Previous employers are also caught in a quagmire for the risk of eliciting a defamation suit from disgruntled former employees. Since electronic monitoring increases the changes of leakage of sensitive employee information, corporate laws pertaining to usage of employee/candidate information have gotten stringent over the years. This is a positive development, for otherwise, important private information will be subject to misuse and exploitation. And, in the Information and Communications Technology (ICT) age, electronic communication between employees has thrown open many new ways of information leakage.
And finally, it is important for employers to ensure no discrimination exists, either in the form of racism, sexism or ageism during the tenure of employment. It is also important that the tests for selection and appraisal are standardized in order to prevent claims of arbitrary and / or discriminatory hiring practices. In the context of global threat of terror, some companies are especially scrupulous of hiring personnel from Islamic/Middle-Eastern backgrounds or of radical political affiliations. Hence monitoring select candidates’ personal, private communication for possible clues is becoming commonplace. (Fuss & Snowden, 2004, p.54) This is an infringement on privacy as well as an act of discrimination on part of the employers.

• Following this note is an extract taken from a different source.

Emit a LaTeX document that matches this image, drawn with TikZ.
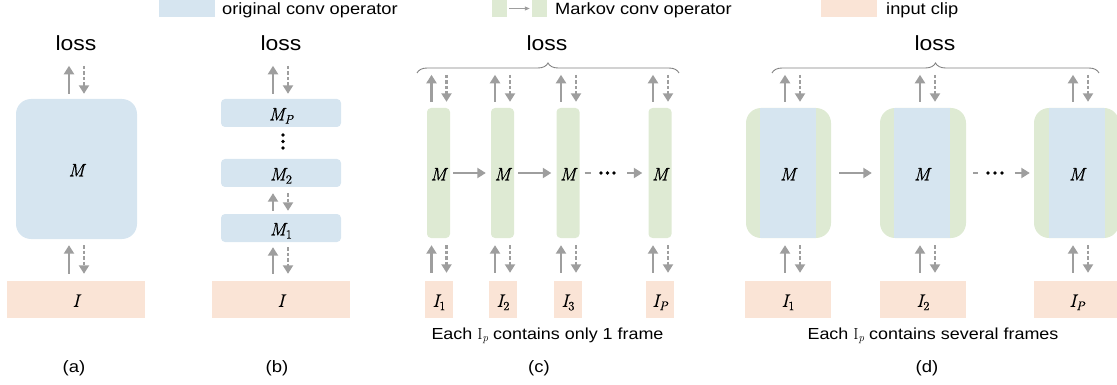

Hence on grounds of upholding high ethical standards within the corporate environment, employers should shy away from such surveillance practices.
Works Cited:
Connerley, Mary L., Richard D. Arvey, and Charles J. Bernardy. “Criminal Background Checks for Prospective and Current Employees: Current Practices among Municipal Agencies.” Public Personnel Management 30.2 (2001): 173.
Fuss, Timothy, and Lynne Snowden. “Importance of Background Investigation.” Law & Order Mar. 2004: 58+.
Mcevoy, Sharlene A. “E-Mail and Internet Monitoring and the Workplace: Do Employees Have a Right to Privacy?.” Communications and the Law 24.2 (2002): 69+.